▶ _Set task_
Return all of the data exactly as given.

Plotting code records:
....................

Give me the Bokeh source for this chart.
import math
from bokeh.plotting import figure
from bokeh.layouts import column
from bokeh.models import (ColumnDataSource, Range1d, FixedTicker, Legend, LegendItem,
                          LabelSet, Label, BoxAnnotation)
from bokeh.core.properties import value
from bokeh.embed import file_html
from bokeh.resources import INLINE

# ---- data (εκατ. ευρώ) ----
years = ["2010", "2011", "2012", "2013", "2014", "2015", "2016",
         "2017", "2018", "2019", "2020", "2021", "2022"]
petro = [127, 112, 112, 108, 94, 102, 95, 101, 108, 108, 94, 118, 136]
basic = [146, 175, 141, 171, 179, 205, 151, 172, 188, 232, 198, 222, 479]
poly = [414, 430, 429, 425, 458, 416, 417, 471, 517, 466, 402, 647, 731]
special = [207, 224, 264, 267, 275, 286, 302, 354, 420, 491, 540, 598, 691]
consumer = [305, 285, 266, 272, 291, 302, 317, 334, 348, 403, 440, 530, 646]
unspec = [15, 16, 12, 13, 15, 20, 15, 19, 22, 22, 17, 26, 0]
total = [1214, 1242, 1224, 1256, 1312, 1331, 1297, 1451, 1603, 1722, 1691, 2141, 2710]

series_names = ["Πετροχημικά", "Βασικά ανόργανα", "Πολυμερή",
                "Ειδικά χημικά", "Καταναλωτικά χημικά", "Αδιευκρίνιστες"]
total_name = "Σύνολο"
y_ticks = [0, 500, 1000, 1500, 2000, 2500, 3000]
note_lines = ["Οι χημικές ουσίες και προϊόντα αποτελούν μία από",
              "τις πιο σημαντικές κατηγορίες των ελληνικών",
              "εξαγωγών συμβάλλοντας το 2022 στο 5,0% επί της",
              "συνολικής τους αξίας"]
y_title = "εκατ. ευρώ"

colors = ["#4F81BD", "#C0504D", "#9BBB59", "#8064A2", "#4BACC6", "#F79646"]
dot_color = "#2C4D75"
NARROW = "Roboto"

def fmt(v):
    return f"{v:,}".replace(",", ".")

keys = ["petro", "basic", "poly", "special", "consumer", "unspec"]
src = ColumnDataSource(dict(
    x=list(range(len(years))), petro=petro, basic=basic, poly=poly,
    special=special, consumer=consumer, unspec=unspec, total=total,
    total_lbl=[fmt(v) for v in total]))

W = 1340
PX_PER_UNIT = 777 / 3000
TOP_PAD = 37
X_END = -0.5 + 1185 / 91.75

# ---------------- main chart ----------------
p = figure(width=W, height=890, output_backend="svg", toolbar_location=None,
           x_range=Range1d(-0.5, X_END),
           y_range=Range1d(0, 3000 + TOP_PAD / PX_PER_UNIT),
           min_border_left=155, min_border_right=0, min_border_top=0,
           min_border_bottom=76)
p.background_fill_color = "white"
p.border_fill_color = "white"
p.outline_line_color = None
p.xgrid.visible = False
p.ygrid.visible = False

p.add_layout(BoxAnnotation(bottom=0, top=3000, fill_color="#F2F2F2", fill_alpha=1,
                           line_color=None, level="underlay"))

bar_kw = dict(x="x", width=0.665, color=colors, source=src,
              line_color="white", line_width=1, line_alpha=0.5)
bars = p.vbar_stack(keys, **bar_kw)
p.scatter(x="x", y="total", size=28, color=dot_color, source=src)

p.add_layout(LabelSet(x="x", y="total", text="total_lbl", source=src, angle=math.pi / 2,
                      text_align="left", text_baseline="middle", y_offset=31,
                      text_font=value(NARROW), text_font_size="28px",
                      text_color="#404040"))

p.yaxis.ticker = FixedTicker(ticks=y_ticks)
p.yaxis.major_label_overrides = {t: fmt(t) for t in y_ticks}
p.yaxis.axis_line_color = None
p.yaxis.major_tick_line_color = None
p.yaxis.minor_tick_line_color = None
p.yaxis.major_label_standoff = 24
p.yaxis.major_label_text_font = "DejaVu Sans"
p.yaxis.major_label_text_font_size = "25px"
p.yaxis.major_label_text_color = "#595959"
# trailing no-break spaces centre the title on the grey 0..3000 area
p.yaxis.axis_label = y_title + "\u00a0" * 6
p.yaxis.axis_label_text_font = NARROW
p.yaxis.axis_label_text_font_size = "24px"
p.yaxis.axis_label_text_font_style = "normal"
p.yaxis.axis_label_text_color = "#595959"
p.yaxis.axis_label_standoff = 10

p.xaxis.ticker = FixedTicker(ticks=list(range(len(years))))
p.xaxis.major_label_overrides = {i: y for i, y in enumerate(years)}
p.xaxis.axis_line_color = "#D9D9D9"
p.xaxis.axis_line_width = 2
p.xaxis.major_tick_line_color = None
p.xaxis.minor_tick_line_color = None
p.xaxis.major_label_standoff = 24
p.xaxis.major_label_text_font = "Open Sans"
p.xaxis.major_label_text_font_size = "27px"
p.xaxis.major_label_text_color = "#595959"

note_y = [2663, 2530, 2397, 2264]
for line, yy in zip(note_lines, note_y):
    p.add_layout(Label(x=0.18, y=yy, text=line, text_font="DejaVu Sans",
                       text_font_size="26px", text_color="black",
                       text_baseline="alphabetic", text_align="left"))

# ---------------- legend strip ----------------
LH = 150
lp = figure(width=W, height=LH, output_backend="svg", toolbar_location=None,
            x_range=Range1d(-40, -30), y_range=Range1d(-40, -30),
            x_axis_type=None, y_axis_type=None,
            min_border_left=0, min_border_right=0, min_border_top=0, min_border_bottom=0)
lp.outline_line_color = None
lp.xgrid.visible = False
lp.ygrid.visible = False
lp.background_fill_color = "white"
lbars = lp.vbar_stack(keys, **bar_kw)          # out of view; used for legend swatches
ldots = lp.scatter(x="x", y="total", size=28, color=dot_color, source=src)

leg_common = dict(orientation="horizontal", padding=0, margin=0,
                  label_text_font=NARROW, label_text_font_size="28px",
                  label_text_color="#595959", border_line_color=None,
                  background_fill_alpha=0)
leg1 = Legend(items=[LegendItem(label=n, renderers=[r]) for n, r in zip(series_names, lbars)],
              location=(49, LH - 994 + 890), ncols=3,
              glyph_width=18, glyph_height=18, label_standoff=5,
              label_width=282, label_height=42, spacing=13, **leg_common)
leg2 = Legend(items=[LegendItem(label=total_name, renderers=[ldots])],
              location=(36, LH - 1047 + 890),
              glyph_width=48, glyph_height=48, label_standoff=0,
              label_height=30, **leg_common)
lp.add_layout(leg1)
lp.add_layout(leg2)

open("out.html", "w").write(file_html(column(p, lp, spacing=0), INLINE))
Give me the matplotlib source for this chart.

....................

▶ _Response to the exercise_
Give me the Bokeh source for this chart.
import math
from bokeh.plotting import figure
from bokeh.layouts import column
from bokeh.models import (ColumnDataSource, Range1d, FixedTicker, Legend, LegendItem,
                          LabelSet, Label, BoxAnnotation)
from bokeh.core.properties import value
from bokeh.embed import file_html
from bokeh.resources import INLINE

# ---- data (εκατ. ευρώ) ----
years = ["2010", "2011", "2012", "2013", "2014", "2015", "2016",
         "2017", "2018", "2019", "2020", "2021", "2022"]
petro = [127, 112, 112, 108, 94, 102, 95, 101, 108, 108, 94, 118, 136]
basic = [146, 175, 141, 171, 179, 205, 151, 172, 188, 232, 198, 222, 479]
poly = [414, 430, 429, 425, 458, 416, 417, 471, 517, 466, 402, 647, 731]
special = [207, 224, 264, 267, 275, 286, 302, 354, 420, 491, 540, 598, 691]
consumer = [305, 285, 266, 272, 291, 302, 317, 334, 348, 403, 440, 530, 646]
unspec = [15, 16, 12, 13, 15, 20, 15, 19, 22, 22, 17, 26, 0]
total = [1214, 1242, 1224, 1256, 1312, 1331, 1297, 1451, 1603, 1722, 1691, 2141, 2710]

series_names = ["Πετροχημικά", "Βασικά ανόργανα", "Πολυμερή",
                "Ειδικά χημικά", "Καταναλωτικά χημικά", "Αδιευκρίνιστες"]
total_name = "Σύνολο"
y_ticks = [0, 500, 1000, 1500, 2000, 2500, 3000]
note_lines = ["Οι χημικές ουσίες και προϊόντα αποτελούν μία από",
              "τις πιο σημαντικές κατηγορίες των ελληνικών",
              "εξαγωγών συμβάλλοντας το 2022 στο 5,0% επί της",
              "συνολικής τους αξίας"]
y_title = "εκατ. ευρώ"

colors = ["#4F81BD", "#C0504D", "#9BBB59", "#8064A2", "#4BACC6", "#F79646"]
dot_color = "#2C4D75"
NARROW = "Roboto"

def fmt(v):
    return f"{v:,}".replace(",", ".")

keys = ["petro", "basic", "poly", "special", "consumer", "unspec"]
src = ColumnDataSource(dict(
    x=list(range(len(years))), petro=petro, basic=basic, poly=poly,
    special=special, consumer=consumer, unspec=unspec, total=total,
    total_lbl=[fmt(v) for v in total]))

W = 1340
PX_PER_UNIT = 777 / 3000
TOP_PAD = 37
X_END = -0.5 + 1185 / 91.75

# ---------------- main chart ----------------
p = figure(width=W, height=890, output_backend="svg", toolbar_location=None,
           x_range=Range1d(-0.5, X_END),
           y_range=Range1d(0, 3000 + TOP_PAD / PX_PER_UNIT),
           min_border_left=155, min_border_right=0, min_border_top=0,
           min_border_bottom=76)
p.background_fill_color = "white"
p.border_fill_color = "white"
p.outline_line_color = None
p.xgrid.visible = False
p.ygrid.visible = False

p.add_layout(BoxAnnotation(bottom=0, top=3000, fill_color="#F2F2F2", fill_alpha=1,
                           line_color=None, level="underlay"))

bar_kw = dict(x="x", width=0.665, color=colors, source=src,
              line_color="white", line_width=1, line_alpha=0.5)
bars = p.vbar_stack(keys, **bar_kw)
p.scatter(x="x", y="total", size=28, color=dot_color, source=src)

p.add_layout(LabelSet(x="x", y="total", text="total_lbl", source=src, angle=math.pi / 2,
                      text_align="left", text_baseline="middle", y_offset=31,
                      text_font=value(NARROW), text_font_size="28px",
                      text_color="#404040"))

p.yaxis.ticker = FixedTicker(ticks=y_ticks)
p.yaxis.major_label_overrides = {t: fmt(t) for t in y_ticks}
p.yaxis.axis_line_color = None
p.yaxis.major_tick_line_color = None
p.yaxis.minor_tick_line_color = None
p.yaxis.major_label_standoff = 24
p.yaxis.major_label_text_font = "DejaVu Sans"
p.yaxis.major_label_text_font_size = "25px"
p.yaxis.major_label_text_color = "#595959"
# trailing no-break spaces centre the title on the grey 0..3000 area
p.yaxis.axis_label = y_title + "\u00a0" * 6
p.yaxis.axis_label_text_font = NARROW
p.yaxis.axis_label_text_font_size = "24px"
p.yaxis.axis_label_text_font_style = "normal"
p.yaxis.axis_label_text_color = "#595959"
p.yaxis.axis_label_standoff = 10

p.xaxis.ticker = FixedTicker(ticks=list(range(len(years))))
p.xaxis.major_label_overrides = {i: y for i, y in enumerate(years)}
p.xaxis.axis_line_color = "#D9D9D9"
p.xaxis.axis_line_width = 2
p.xaxis.major_tick_line_color = None
p.xaxis.minor_tick_line_color = None
p.xaxis.major_label_standoff = 24
p.xaxis.major_label_text_font = "Open Sans"
p.xaxis.major_label_text_font_size = "27px"
p.xaxis.major_label_text_color = "#595959"

note_y = [2663, 2530, 2397, 2264]
for line, yy in zip(note_lines, note_y):
    p.add_layout(Label(x=0.18, y=yy, text=line, text_font="DejaVu Sans",
                       text_font_size="26px", text_color="black",
                       text_baseline="alphabetic", text_align="left"))

# ---------------- legend strip ----------------
LH = 150
lp = figure(width=W, height=LH, output_backend="svg", toolbar_location=None,
            x_range=Range1d(-40, -30), y_range=Range1d(-40, -30),
            x_axis_type=None, y_axis_type=None,
            min_border_left=0, min_border_right=0, min_border_top=0, min_border_bottom=0)
lp.outline_line_color = None
lp.xgrid.visible = False
lp.ygrid.visible = False
lp.background_fill_color = "white"
lbars = lp.vbar_stack(keys, **bar_kw)          # out of view; used for legend swatches
ldots = lp.scatter(x="x", y="total", size=28, color=dot_color, source=src)

leg_common = dict(orientation="horizontal", padding=0, margin=0,
                  label_text_font=NARROW, label_text_font_size="28px",
                  label_text_color="#595959", border_line_color=None,
                  background_fill_alpha=0)
leg1 = Legend(items=[LegendItem(label=n, renderers=[r]) for n, r in zip(series_names, lbars)],
              location=(49, LH - 994 + 890), ncols=3,
              glyph_width=18, glyph_height=18, label_standoff=5,
              label_width=282, label_height=42, spacing=13, **leg_common)
leg2 = Legend(items=[LegendItem(label=total_name, renderers=[ldots])],
              location=(36, LH - 1047 + 890),
              glyph_width=48, glyph_height=48, label_standoff=0,
              label_height=30, **leg_common)
lp.add_layout(leg1)
lp.add_layout(leg2)

open("out.html", "w").write(file_html(column(p, lp, spacing=0), INLINE))
Give me the matplotlib source for this chart.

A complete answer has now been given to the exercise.